### PROBLEM TO SOLVE
Repeat everything from the first line of the listing below through the line that contains "80, 90, 100]", exactly. Leave out pictures.

— start of INFORMATION SUPPLIED —

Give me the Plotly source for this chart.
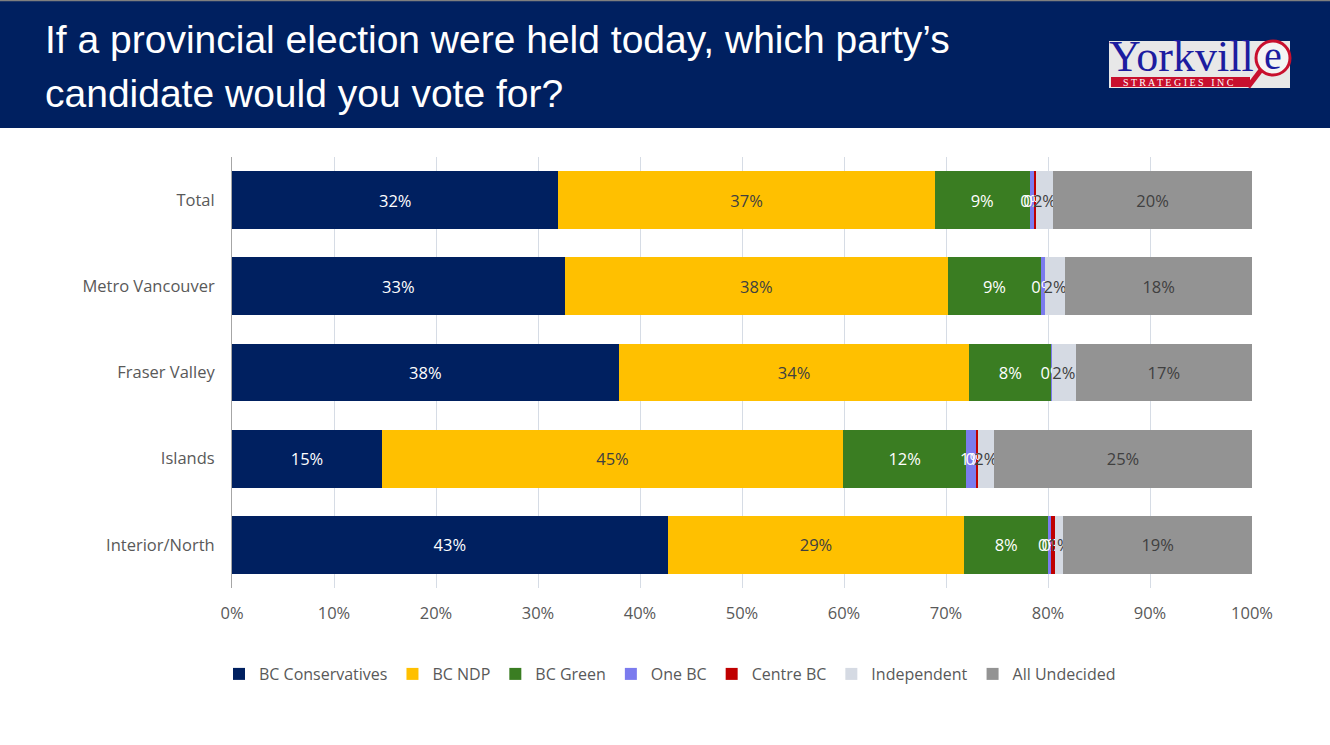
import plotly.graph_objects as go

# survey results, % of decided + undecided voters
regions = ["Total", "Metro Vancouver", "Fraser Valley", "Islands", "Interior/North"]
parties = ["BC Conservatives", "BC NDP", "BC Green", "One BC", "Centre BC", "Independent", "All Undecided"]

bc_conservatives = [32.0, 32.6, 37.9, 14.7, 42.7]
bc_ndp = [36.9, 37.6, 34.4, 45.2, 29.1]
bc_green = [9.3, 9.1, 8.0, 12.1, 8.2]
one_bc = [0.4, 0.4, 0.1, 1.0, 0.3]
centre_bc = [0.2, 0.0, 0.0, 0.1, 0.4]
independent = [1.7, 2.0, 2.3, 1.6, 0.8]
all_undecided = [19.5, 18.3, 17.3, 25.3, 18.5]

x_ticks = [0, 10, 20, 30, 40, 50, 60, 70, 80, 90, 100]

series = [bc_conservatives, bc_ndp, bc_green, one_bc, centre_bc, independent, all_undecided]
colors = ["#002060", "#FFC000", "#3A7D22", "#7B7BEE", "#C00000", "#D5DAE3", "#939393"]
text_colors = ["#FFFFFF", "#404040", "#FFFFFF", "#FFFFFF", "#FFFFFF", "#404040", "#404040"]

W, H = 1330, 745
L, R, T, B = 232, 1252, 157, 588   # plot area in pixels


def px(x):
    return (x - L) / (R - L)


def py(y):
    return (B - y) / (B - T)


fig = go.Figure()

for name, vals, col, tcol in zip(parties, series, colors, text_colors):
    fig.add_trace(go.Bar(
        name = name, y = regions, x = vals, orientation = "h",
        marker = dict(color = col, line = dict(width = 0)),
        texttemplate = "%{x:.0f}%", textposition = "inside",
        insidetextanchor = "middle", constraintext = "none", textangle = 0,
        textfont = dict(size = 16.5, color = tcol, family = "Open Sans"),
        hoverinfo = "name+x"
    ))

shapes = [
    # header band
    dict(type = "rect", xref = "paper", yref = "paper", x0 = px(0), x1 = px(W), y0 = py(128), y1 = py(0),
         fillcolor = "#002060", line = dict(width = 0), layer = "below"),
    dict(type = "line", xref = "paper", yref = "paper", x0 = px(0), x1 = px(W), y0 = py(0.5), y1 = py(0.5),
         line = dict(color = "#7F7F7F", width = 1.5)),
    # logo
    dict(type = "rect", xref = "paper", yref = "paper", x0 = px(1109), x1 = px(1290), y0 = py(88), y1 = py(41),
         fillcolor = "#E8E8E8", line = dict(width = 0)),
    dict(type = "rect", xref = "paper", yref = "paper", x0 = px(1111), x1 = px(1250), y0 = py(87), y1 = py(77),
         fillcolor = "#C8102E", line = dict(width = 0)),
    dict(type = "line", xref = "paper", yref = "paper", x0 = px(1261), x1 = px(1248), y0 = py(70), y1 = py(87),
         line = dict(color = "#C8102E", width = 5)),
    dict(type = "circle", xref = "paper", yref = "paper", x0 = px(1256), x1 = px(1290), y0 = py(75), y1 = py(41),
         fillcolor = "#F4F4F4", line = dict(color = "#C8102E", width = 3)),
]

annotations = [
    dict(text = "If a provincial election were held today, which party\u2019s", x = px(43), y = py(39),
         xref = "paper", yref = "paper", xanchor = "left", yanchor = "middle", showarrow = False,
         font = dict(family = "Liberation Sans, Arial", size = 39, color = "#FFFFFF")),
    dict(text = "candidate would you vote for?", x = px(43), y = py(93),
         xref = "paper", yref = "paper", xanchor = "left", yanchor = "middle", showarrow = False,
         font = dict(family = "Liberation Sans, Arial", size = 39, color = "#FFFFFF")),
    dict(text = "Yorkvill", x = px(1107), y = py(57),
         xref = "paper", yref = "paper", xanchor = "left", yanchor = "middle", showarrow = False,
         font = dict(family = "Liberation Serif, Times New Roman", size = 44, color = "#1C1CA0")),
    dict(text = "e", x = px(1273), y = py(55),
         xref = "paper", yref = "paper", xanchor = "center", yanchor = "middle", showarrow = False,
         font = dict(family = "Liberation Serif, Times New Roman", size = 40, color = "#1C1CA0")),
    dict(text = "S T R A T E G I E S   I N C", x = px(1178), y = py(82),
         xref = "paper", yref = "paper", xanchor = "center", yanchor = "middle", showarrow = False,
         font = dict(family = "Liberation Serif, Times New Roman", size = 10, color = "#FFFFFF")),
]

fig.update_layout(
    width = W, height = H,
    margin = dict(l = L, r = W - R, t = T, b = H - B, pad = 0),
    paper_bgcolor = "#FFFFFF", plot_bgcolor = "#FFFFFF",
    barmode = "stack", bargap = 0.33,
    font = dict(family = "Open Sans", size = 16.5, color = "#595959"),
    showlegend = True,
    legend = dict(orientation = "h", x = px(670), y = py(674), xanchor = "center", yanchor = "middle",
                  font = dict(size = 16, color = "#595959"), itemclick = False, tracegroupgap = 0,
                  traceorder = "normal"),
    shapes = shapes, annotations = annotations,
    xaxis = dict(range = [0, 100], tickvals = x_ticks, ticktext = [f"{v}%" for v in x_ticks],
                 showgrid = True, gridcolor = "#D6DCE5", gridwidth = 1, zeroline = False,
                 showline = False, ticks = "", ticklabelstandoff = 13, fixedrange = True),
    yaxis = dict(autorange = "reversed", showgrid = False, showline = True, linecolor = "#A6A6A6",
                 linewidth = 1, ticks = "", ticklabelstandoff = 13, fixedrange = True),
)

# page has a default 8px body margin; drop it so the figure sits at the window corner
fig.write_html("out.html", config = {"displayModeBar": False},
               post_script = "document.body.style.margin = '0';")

— end of INFORMATION SUPPLIED —

### RESULT FOR THIS TASK
Give me the Plotly source for this chart.
import plotly.graph_objects as go

# survey results, % of decided + undecided voters
regions = ["Total", "Metro Vancouver", "Fraser Valley", "Islands", "Interior/North"]
parties = ["BC Conservatives", "BC NDP", "BC Green", "One BC", "Centre BC", "Independent", "All Undecided"]

bc_conservatives = [32.0, 32.6, 37.9, 14.7, 42.7]
bc_ndp = [36.9, 37.6, 34.4, 45.2, 29.1]
bc_green = [9.3, 9.1, 8.0, 12.1, 8.2]
one_bc = [0.4, 0.4, 0.1, 1.0, 0.3]
centre_bc = [0.2, 0.0, 0.0, 0.1, 0.4]
independent = [1.7, 2.0, 2.3, 1.6, 0.8]
all_undecided = [19.5, 18.3, 17.3, 25.3, 18.5]

x_ticks = [0, 10, 20, 30, 40, 50, 60, 70, 80, 90, 100]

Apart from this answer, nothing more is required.